Sadly, my knowledge of 16th century swordplay is somewhat lacking.  Swords of this era were becoming lighter and the style of this age is often thought of as being “cut-and-thrust.”  Achille Marozzo is probably the best known master of this time period, but it seems that he was a better sword master than he was a writer.  For me, with any new sword style I pick up I have an “epiphany moment’ were I feel like I understand the core principals of the system, but I have never felt that with Marozzo.  There is some great work being done with his teachings and I feel that soon it will become a lot more accessible.

In the early part of the 17th century we suddenly have a radical increase in our souces of knowledge.  The primary sword of this era was the rapier and most modern practitioners get their start with this weapon.  Manuals of the 17th century were a lot more detailed as well as masters began to write down as much as they could about their system.  At this point in history we see the emergence of two competing styles of rapier play.  We have the Italian school of Ridlofo Capoferro and Salvador Fabris, and the enigmatic Spanish style known as Destreza.
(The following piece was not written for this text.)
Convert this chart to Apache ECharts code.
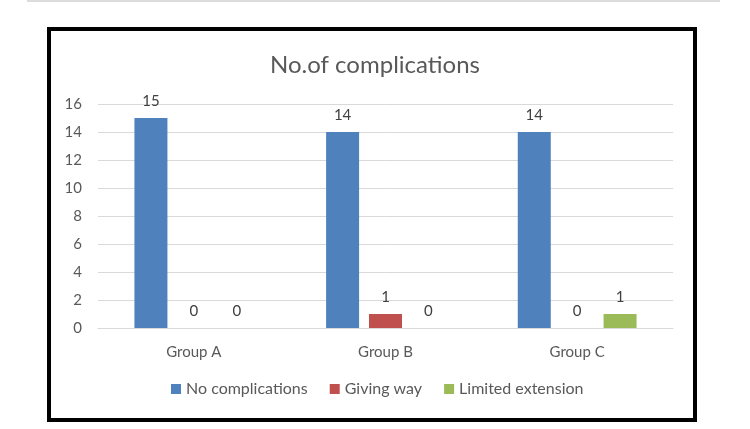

The rapier was the first truly civilian weapon, made not for battle but for the streets.  In part because it was a something of an awkward fashion accessory, the rapier began to become lighter and even more thrust oriented than it started until by the 18th century it had become what we know as the small sword.  The military contemporary of the small sword is the broadsword, which is a cut oriented weapon.

After the 18th century swords began to fall out of vogue and fencing started to become the sport most people think of it as today.  There are plenty of people out there that practice the art of the sword as it was used martially and I think both definitions of fencing, as a spot and as a martial art need to be considered.